The technician and the businessman

Many small business owners believe that technical competency will translate to business success. While some level of technical competency is certainly necessary, it seldom ensures success.

A business owner may be good at fixing computers, baking pies, or recommending a travel itinerary. But there is much more to running a business than providing a product or service. A business involves accounting and finance, marketing and sales, production and delivery, management and administration, and much more. A business requires a broad skill set to function successfully.

Certainly these skills can be hired. An accountant can be hired to do the books. A graphics designer can be hired to design marketing materials. A salesman can be hired to generate revenues. An office manager can be hired to oversee administrative functions. But many, if not most, small business owners wear all of these hats and more.

Regardless, the owner must possess some level of knowledge regarding these areas. He is the final decision maker, and without a reasonable level of knowledge he will be unable to make competent decisions. In other words, his technical expertise will not help him when it comes to making decisions regarding finance or marketing.

The failure to obtain this skill set—whether through personal education or by hiring others—is the downfall of many small businesses.

To use a football analogy, the business owner is the head coach. The greatest head coach is not an expert in every aspect of his sport. His primary job is to hire experts, delegate responsibilities, and then organize the entire operation. He is responsible for the final decision making, but he does not need to micromanage every aspect of the team.

This is true even of those football coaches who were stellar players, that is, superb technicians. An all-star football player will not necessarily make a good coach—the two roles require vastly different skill sets.

The coach must be able to organize, teach, encourage, and lead. The same is true of a business owner.

Overcoming fear of change

As business owners we are often eager to improve the operations of our business. Unfortunately, we often meet resistance from employees. This presents a challenge to the owner who wishes to improve his business. If employees will not make changes in their behavior, improvements are very difficult.

The key to overcoming the employee’s fear of change is to create an incentive for them. While money is not the only incentive, it is usually a powerful motivator. If the desired changes will result in increased profits, a bonus system to share those additional profits with employees can help them overcome their fears.

Enlisting employees in the improvement process can also help. When an owner acts like a benevolent dictator and imposes change on the employees, they often resist. However, if the employees are involved in the process of identifying and planning the needed changes–through a process like Total Quality Meetings–they are much more likely to “buy in”.

Involving employees can begin by simply asking them what improvements they would like to see. Ask them what frustrations they experience in their job. The answers may surprise you, and prove enlightening. Too often owners view the business only from their perspective. Employees however, often have a much different perspective.

Owners typically embrace change much more readily than employees. Consequently, the owner must address the concerns and fears of his employees. He must help them see the benefits of change.

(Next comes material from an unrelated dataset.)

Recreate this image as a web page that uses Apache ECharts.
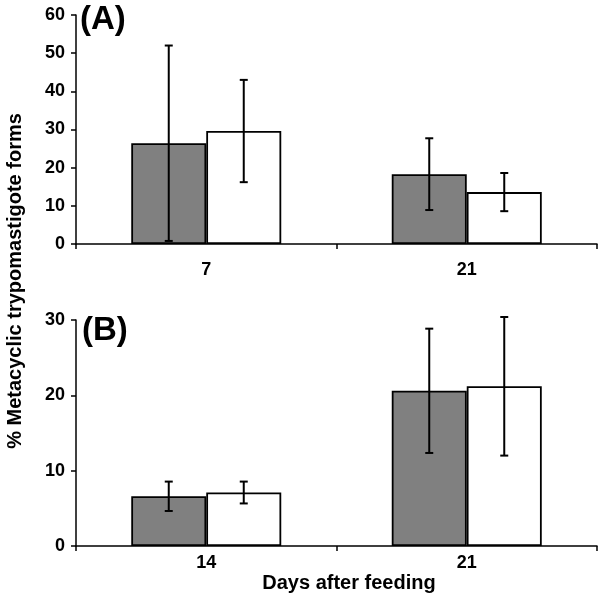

If he can make them willing participants the changes will be far more effective.

At the same time, the owner must set realistic expectations regarding the speed and extent of change. In this regard, slow but steady change is ultimately more effective than rapid change that is quickly abandoned.

Employees are a part of your team. If you want them to perform at their best, help them help you. If you work together they will be much more willing to help you build the business you want to own.

In lieu of shoes

One Christmas my wife wanted a pair of expensive athletic shoes for a gift. I was unable to find the shoes, even on the internet. So, in lieu of shoes my gift to her was a curio cabinet to house her pig collection. (You are probably thinking– A pig collection? But she has some neat pigs– fat pigs, skinny pigs, pigs made out of rock, short pigs, tall pigs, and even a piggy clock.)

Over the years I’ve built numerous pieces of furniture. While some were rather challenging, I thought that a curio cabinet would not be my most difficult project. Boy was I wrong.

It didn’t take me long to realize that this was a much more demanding project than I had imagined. Despite careful planning, there were many details that had initially escaped me. Despite carefully measuring, I found myself making wrong cuts and drilling holes in the wrong places. With each piece of wasted wood my frustration grew. But I persevered and eventually completed the cabinet.

So it often is with our small business. Despite careful planning, we often find ourselves confronted with situations that we did not anticipate. Despite careful execution, we often find ourselves with less than desirable results. And we find ourselves with a similar choice—throw our hands up in despair or learn from our mistakes and move forward. Or perhaps more importantly, we can learn from the success of others and avoid the mistakes all together.

Fortunately, with our business we can learn from others. We can avoid biting off more than we can chew. We can avoid putting ourselves in difficult situations. We can prevent many of the mistakes and frustrations that might result when we choose a course of action, in lieu of shoes.